What the task requires: Everything from the first line down to the line containing "-0.00163, -0.00314, -0.00355];" is to be retyped exactly, both ends included, with pictures left out.

Given material:
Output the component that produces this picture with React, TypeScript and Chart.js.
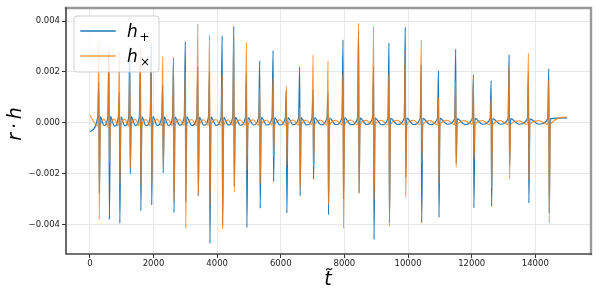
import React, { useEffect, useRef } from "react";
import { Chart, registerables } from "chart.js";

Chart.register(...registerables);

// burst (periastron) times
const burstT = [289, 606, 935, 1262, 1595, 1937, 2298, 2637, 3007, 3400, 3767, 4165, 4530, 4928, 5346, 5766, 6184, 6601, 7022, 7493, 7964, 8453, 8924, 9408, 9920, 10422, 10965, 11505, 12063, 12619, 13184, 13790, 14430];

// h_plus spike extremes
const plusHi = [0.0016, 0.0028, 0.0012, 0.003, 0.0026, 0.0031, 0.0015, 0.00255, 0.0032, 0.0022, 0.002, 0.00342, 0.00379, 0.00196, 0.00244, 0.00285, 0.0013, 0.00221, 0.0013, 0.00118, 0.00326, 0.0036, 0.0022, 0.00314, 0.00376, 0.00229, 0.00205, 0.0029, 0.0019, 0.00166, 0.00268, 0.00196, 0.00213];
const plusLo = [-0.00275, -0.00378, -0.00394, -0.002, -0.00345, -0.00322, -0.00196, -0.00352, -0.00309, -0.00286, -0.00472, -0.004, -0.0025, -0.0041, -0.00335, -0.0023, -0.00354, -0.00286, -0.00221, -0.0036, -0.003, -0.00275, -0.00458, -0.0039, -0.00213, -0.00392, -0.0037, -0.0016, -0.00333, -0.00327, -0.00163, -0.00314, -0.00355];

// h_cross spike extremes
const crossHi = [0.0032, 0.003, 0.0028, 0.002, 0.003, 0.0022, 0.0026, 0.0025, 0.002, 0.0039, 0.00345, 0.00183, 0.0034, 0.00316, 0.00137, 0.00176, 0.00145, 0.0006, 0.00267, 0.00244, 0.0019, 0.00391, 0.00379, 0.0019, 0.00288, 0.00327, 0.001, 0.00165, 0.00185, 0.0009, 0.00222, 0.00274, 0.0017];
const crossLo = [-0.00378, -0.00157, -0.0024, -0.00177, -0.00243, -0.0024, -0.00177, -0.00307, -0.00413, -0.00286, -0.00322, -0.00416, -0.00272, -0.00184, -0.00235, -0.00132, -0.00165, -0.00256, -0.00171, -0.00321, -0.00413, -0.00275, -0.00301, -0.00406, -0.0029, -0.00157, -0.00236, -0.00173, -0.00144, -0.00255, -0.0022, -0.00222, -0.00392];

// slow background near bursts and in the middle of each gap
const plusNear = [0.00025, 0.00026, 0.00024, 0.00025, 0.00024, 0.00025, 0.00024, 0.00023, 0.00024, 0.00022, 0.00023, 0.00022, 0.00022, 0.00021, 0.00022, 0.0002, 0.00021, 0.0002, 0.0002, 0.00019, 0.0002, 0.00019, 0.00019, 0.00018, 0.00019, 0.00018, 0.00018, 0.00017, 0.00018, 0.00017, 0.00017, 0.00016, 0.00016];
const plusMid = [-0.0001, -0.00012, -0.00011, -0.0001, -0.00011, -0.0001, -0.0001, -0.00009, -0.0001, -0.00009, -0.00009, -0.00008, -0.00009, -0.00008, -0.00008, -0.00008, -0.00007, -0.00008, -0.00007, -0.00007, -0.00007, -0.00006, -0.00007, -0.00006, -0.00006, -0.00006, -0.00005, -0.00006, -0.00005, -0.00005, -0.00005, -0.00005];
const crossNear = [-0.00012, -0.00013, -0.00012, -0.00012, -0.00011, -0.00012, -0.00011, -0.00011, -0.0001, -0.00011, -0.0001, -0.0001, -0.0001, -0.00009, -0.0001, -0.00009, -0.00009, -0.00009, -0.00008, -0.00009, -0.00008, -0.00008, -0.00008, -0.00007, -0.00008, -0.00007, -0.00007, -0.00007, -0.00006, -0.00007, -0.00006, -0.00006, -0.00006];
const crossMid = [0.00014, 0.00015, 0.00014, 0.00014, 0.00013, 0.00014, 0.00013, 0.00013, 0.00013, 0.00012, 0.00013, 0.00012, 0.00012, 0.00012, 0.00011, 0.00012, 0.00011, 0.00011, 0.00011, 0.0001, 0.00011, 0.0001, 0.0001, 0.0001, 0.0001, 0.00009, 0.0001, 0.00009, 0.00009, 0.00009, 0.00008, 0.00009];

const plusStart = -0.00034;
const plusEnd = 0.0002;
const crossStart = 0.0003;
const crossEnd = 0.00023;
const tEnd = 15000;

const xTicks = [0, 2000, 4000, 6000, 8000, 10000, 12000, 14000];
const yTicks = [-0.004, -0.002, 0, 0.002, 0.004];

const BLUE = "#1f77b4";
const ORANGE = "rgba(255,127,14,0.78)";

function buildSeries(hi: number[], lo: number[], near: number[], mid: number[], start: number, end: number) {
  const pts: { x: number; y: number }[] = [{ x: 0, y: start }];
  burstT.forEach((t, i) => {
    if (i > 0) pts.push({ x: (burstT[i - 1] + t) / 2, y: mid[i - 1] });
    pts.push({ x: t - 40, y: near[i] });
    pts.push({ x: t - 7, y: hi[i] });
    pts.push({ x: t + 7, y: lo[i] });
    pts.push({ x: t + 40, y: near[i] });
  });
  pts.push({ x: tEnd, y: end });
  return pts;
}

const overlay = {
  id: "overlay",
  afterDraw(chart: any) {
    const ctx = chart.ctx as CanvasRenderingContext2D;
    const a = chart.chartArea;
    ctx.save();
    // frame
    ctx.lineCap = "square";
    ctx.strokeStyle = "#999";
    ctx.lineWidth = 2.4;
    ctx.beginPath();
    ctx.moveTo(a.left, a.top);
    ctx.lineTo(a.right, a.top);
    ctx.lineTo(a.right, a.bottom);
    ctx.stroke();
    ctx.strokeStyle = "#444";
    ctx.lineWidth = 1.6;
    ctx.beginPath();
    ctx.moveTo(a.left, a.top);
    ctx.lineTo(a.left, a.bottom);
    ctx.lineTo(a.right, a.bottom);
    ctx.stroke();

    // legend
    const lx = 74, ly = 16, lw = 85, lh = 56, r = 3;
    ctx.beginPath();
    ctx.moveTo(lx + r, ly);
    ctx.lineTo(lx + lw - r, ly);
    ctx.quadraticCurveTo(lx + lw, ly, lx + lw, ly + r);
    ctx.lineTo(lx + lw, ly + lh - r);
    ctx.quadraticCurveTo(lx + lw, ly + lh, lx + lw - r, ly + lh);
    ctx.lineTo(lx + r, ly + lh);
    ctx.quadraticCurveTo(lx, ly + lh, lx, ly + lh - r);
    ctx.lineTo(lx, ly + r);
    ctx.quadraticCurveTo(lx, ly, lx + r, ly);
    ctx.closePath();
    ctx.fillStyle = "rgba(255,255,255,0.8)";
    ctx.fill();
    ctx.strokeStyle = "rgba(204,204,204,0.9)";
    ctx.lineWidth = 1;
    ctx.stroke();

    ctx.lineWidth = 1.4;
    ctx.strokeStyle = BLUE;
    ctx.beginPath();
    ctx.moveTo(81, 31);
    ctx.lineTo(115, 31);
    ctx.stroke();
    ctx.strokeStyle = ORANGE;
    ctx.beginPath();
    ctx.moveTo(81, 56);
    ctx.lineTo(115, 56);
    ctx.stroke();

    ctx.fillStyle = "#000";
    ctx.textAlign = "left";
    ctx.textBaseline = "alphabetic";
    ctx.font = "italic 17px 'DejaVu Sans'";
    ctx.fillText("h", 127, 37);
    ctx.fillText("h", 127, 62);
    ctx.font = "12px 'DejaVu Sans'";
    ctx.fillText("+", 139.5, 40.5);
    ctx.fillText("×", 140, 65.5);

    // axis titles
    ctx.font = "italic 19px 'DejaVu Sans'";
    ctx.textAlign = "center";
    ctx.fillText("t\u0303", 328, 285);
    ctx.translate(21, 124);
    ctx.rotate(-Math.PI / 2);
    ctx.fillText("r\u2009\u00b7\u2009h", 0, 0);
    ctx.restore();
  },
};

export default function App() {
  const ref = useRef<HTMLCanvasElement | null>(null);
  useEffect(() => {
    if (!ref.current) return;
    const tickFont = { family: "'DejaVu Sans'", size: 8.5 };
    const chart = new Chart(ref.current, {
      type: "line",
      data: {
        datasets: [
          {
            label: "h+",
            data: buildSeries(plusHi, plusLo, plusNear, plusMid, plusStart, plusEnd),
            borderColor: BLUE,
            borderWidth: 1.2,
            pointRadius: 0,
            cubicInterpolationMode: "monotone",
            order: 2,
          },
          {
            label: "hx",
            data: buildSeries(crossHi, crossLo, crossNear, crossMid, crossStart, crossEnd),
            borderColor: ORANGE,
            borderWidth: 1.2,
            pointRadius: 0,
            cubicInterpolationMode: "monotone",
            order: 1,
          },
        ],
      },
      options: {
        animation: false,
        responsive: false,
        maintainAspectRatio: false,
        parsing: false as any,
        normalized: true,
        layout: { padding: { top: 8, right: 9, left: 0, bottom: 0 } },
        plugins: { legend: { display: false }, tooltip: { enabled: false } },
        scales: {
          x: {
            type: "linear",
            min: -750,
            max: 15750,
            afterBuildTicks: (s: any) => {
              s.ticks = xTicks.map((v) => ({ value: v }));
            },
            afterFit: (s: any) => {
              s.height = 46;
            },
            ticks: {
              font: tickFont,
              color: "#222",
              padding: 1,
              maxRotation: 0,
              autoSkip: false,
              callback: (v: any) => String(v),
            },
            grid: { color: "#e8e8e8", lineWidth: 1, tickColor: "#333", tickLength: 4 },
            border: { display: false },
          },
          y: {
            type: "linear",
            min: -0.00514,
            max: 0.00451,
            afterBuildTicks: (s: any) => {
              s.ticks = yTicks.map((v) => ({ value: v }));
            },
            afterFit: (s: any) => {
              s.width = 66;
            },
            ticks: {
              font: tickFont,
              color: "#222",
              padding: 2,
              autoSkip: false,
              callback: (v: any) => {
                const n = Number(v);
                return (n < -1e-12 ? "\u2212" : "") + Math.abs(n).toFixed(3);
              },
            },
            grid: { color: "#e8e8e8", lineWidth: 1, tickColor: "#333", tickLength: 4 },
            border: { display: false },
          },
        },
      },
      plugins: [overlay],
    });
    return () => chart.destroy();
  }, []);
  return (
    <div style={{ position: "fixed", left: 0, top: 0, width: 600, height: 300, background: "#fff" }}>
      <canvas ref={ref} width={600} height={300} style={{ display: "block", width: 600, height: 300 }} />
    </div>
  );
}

Answer:
Output the component that produces this picture with React, TypeScript and Chart.js.
import React, { useEffect, useRef } from "react";
import { Chart, registerables } from "chart.js";

Chart.register(...registerables);

// burst (periastron) times
const burstT = [289, 606, 935, 1262, 1595, 1937, 2298, 2637, 3007, 3400, 3767, 4165, 4530, 4928, 5346, 5766, 6184, 6601, 7022, 7493, 7964, 8453, 8924, 9408, 9920, 10422, 10965, 11505, 12063, 12619, 13184, 13790, 14430];

// h_plus spike extremes
const plusHi = [0.0016, 0.0028, 0.0012, 0.003, 0.0026, 0.0031, 0.0015, 0.00255, 0.0032, 0.0022, 0.002, 0.00342, 0.00379, 0.00196, 0.00244, 0.00285, 0.0013, 0.00221, 0.0013, 0.00118, 0.00326, 0.0036, 0.0022, 0.00314, 0.00376, 0.00229, 0.00205, 0.0029, 0.0019, 0.00166, 0.00268, 0.00196, 0.00213];
const plusLo = [-0.00275, -0.00378, -0.00394, -0.002, -0.00345, -0.00322, -0.00196, -0.00352, -0.00309, -0.00286, -0.00472, -0.004, -0.0025, -0.0041, -0.00335, -0.0023, -0.00354, -0.00286, -0.00221, -0.0036, -0.003, -0.00275, -0.00458, -0.0039, -0.00213, -0.00392, -0.0037, -0.0016, -0.00333, -0.00327, -0.00163, -0.00314, -0.00355];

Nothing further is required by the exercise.